[Collected data]
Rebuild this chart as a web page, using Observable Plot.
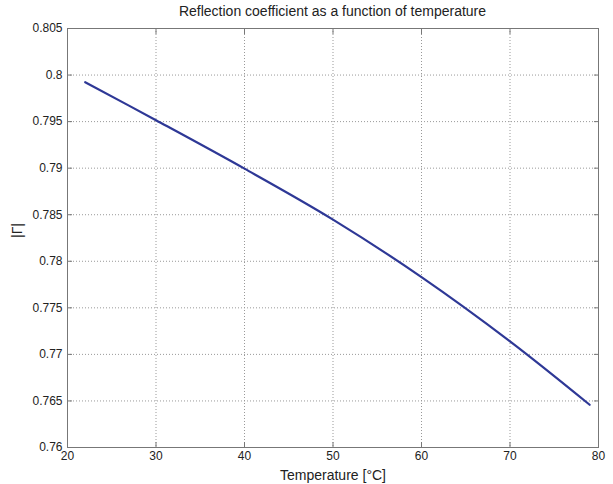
<!DOCTYPE html>
<html>
<head>
<meta charset="utf-8">
<script src="https://cdn.jsdelivr.net/npm/d3@7"></script>
<script src="https://cdn.jsdelivr.net/npm/@observablehq/plot@0.6"></script>
<style>
  body { margin: 0; background: #fff; font-family: "Liberation Sans", Arial, sans-serif; }
  #wrap { position: relative; width: 613px; height: 484px; }
  #title { position: absolute; left: 67px; width: 531px; top: 3px; text-align: center;
           font-size: 14px; color: #222; }
</style>
</head>
<body>
<div id="wrap">
  <div id="title">Reflection coefficient as a function of temperature</div>
</div>
<script>
// Temperature readings (°C) and the magnitude of the reflection coefficient
const temperature = [22, 30, 40, 50, 60, 70, 79];
const gammaMag = [0.79923, 0.79515, 0.78995, 0.78448, 0.7783, 0.7714, 0.76459];

const xTicks = [20, 30, 40, 50, 60, 70, 80];
const yTicks = [0.76, 0.765, 0.77, 0.775, 0.78, 0.785, 0.79, 0.795, 0.8, 0.805];

const rows = temperature.map((t, i) => ({t, g: gammaMag[i]}));

const fmtY = d => d3.format(".3~f")(d);
const grid = {stroke: "#999", strokeOpacity: 1, strokeDasharray: "1,2"};
// short ticks pointing into the plot area on all four sides
const inner = {stroke: "#777", tickSize: 5, text: null, label: null};

const chart = Plot.plot({
  width: 613,
  height: 484,
  marginTop: 28,
  marginLeft: 67,
  marginRight: 15,
  marginBottom: 37,
  style: {fontFamily: "Liberation Sans, Arial, sans-serif", color: "#222", background: "#fff"},
  x: {domain: [20, 80]},
  y: {domain: [0.76, 0.805]},
  marks: [
    Plot.gridX(xTicks.slice(1, -1), grid),
    Plot.gridY(yTicks.slice(1, -1), grid),
    Plot.axisX(xTicks, {anchor: "bottom", ...inner, dy: -5}),
    Plot.axisX(xTicks, {anchor: "top", ...inner, dy: 5}),
    Plot.axisY(yTicks, {anchor: "left", ...inner, dx: 5}),
    Plot.axisY(yTicks, {anchor: "right", ...inner, dx: -5}),
    Plot.axisX(xTicks, {anchor: "bottom", tickSize: 0, tickPadding: 4, label: null}),
    Plot.axisY(yTicks, {anchor: "left", tickSize: 0, tickPadding: 5, label: null, tickFormat: fmtY}),
    Plot.frame({stroke: "#777"}),
    Plot.line(rows, {x: "t", y: "g", stroke: "#2E3896", strokeWidth: 2.2, curve: "catmull-rom"}),
    Plot.text(["Temperature [°C]"], {frameAnchor: "bottom", lineAnchor: "middle", dy: 28, fontSize: 14, fill: "#222", text: d => d}),
    Plot.text(["|Γ|"], {frameAnchor: "left", lineAnchor: "middle", dx: -50, rotate: -90, fontSize: 14, fill: "#222", text: d => d})
  ]
});
// tick labels a little larger than Plot's 10px default
d3.select(chart)
  .selectAll('g[aria-label="x-axis tick label"] text, g[aria-label="y-axis tick label"] text')
  .style("font-size", "12px");
document.getElementById("wrap").prepend(chart);
</script>
</body>
</html>
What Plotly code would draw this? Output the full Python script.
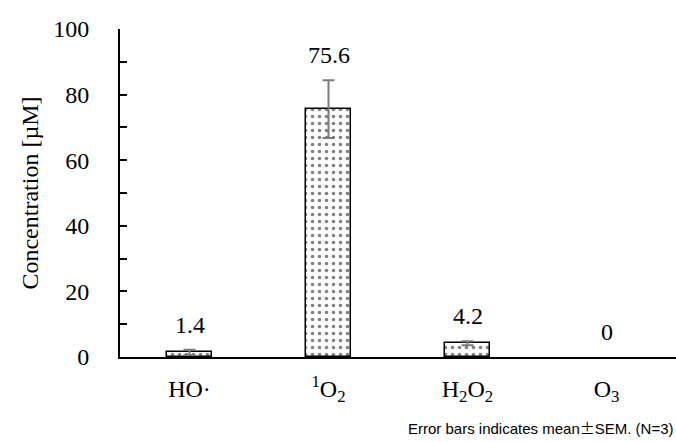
import plotly.graph_objects as go

categories = ["HO·", "<sup>1</sup>O<sub>2</sub>", "H<sub>2</sub>O<sub>2</sub>", "O<sub>3</sub>"]
values = [1.4, 75.6, 4.2, 0]
errors = [0.8, 8.8, 0.6, 0]
value_labels = ["1.4", "75.6", "4.2", "0"]

SERIF = "Liberation Serif, Times New Roman, serif"

# zero-valued bars are not drawn (nothing visible in the reference)
bar_y = [v if v > 0 else None for v in values]
bar_err = [e if v > 0 else None for v, e in zip(values, errors)]

fig = go.Figure()
fig.add_trace(go.Bar(
    x=categories, y=bar_y,
    width=0.32,
    marker=dict(
        color="white",
        line=dict(color="black", width=1.5),
        pattern=dict(shape=".", fgcolor="black", bgcolor="white", size=7, solidity=0.2),
    ),
    error_y=dict(type="data", array=bar_err, visible=True, color="#7a7a7a", thickness=2, width=6),
    showlegend=False,
))

for c, v, e, t in zip(categories, values, errors, value_labels):
    fig.add_annotation(x=c, y=v + e, text=t, showarrow=False, yanchor="bottom", yshift=10,
                       font=dict(family=SERIF, size=24, color="black"))

fig.add_annotation(xref="paper", yref="paper", x=1.0, y=-0.216, xanchor="right", yanchor="middle",
                   text="Error bars indicates mean<span style=\"font-family:'Noto Sans CJK JP'\">±</span>SEM. (N=3)",
                   showarrow=False, font=dict(family="Arial, Liberation Sans, sans-serif", size=15, color="black"))

fig.update_layout(
    width=676, height=442,
    margin=dict(l=120, r=0, t=29, b=85),
    paper_bgcolor="white", plot_bgcolor="white",
    font=dict(family=SERIF, size=24, color="black"),
    bargap=0,
)
fig.update_xaxes(
    range=[-0.5, 3.5], showline=True, linecolor="black", linewidth=2,
    ticks="", showgrid=False, zeroline=False,
    tickfont=dict(family=SERIF, size=24), ticklabelstandoff=9,
)
fig.update_yaxes(
    range=[0, 100], showline=True, linecolor="black", linewidth=2,
    ticks="inside", ticklen=7, tickwidth=1.5, tickcolor="black",
    showgrid=False, zeroline=False,
    tickvals=[0, 10, 20, 30, 40, 50, 60, 70, 80, 90, 100],
    ticktext=["0", "", "20", "", "40", "", "60", "", "80", "", "100"],
    tickfont=dict(family=SERIF, size=24), ticklabelstandoff=24,
    title=dict(text="Concentration [µM]", font=dict(family=SERIF, size=24), standoff=8),
)

fig.write_html("out.html")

REQUEST: Return only the lines running from the start of the entries above to the line that contains "0.7783, 0.7714, 0.76459];", inclusive, and omit every picture.

ANSWER TO THIS TASK:
Rebuild this chart as a web page, using Observable Plot.
<!DOCTYPE html>
<html>
<head>
<meta charset="utf-8">
<script src="https://cdn.jsdelivr.net/npm/d3@7"></script>
<script src="https://cdn.jsdelivr.net/npm/@observablehq/plot@0.6"></script>
<style>
  body { margin: 0; background: #fff; font-family: "Liberation Sans", Arial, sans-serif; }
  #wrap { position: relative; width: 613px; height: 484px; }
  #title { position: absolute; left: 67px; width: 531px; top: 3px; text-align: center;
           font-size: 14px; color: #222; }
</style>
</head>
<body>
<div id="wrap">
  <div id="title">Reflection coefficient as a function of temperature</div>
</div>
<script>
// Temperature readings (°C) and the magnitude of the reflection coefficient
const temperature = [22, 30, 40, 50, 60, 70, 79];
const gammaMag = [0.79923, 0.79515, 0.78995, 0.78448, 0.7783, 0.7714, 0.76459];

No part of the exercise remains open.